Quand on pense à l’indépendance que notre profession a su maintenir par rapport à l’État, la vive opposition à l’égard des SEA a de quoi étonner.

L’explication la plus probable : les avocats sont pusillanimes par nature. Nous résistons au changement. Nous craignons l’inconnu.

On nous opposera qu’il n’est pas prouvé que les juridictions qui autorisent les SEA fournissent un meilleur accès à la justice que les autres. L’affirmation est discutable, et ne fait que renverser le fardeau de la preuve. Comme l’a souligné sir David Clementi dans son audacieux rapport de 2004 au Royaume Uni, c’est à ceux qui souhaitent limiter les formes de pratique qu’incombe ce fardeau, et non à ceux qui militent pour la diversification.

Il nous faut avoir un préjugé favorable pour l’action, non pour l’inaction.

La question est donc la suivante: la diversification des formes d’entreprise dans le domaine juridique serait-elle avantageuse pour le public?

L’an dernier, en Australie, Salvos Law a été sacré cabinet de l’année. Propriété de l’Armée du Salut, Salvos Law comporte deux divisions : Salvos Legal, d’orientation commerciale, et Salvos Humanitarian, à vocation uniquement bénévole. Le premier finance le second. Depuis 2010, Salvos Law est intervenu bénévolement dans plus de 11 000 causes, sans frais pour l’État. Nulle part au Canada l’Armée du Salut pourrait ouvrir un cabinet juridique, ou même de s’associer à un cabinet juridique.

Slater & Gordon, premier cabinet d’avocat au monde coté en bourse, est perçu par certains comme le mal incarné. Il attire des capitaux qu’il investit dans la technologie pour faire baisser les prix. En acquérant d’autres cabinets, il réalise des économies d’échelle.
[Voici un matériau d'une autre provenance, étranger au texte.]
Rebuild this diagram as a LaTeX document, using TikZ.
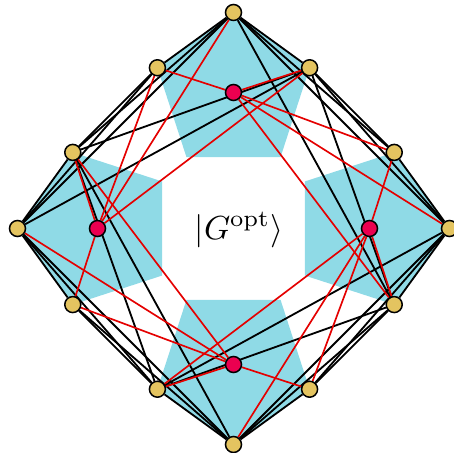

Pour autant, un petit cabinet jouissant d’une bonne réputation et d’une clientèle fidèle n’a rien à craindre. Il est indéniable que les avocats en pratique privée et les petits cabinets traditionnels peuvent proposer un service personnalisé inenvisageable pour les géants. Cet avantage, aucun gros cabinet ne peut le leur enlever.

Il reste que la diversité a sa place : si une société comme Slater & Gordon peut réduire la facture pour certains consommateurs, ce n’est pas à négliger.

La diversification des formes d’entreprise n’irait pas sans poser de défis. La réglementation des personnes morales deviendrait une nécessité. Un cabinet juridique dont les bénéfices seraient répartis entre des avocats et des non-avocats aurait les mêmes obligations fiduciaires et éthiques envers les clients et les tribunaux que les cabinets traditionnels et, comme eux, devrait faire passer ces obligations avant ses obligations envers les actionnaires. Il lui faudrait des procédures particulières pour protéger les renseignements des clients du regard des non-avocats. Il faudrait enfin que les ordres professionnels soient habilités à sanctionner les cabinets qui manquent à leurs obligations professionnelles; rien ne permet de croire qu’ils n’ont pas ce qu’il faut pour remplir ce rôle.

Le maintien du statu quo peut avoir de graves conséquences. Nous ne pouvons donner au public des raisons de croire que nous protégeons nos intérêts au détriment du sien. Nous devons envisager le changement comme une opportunité, et non une menace.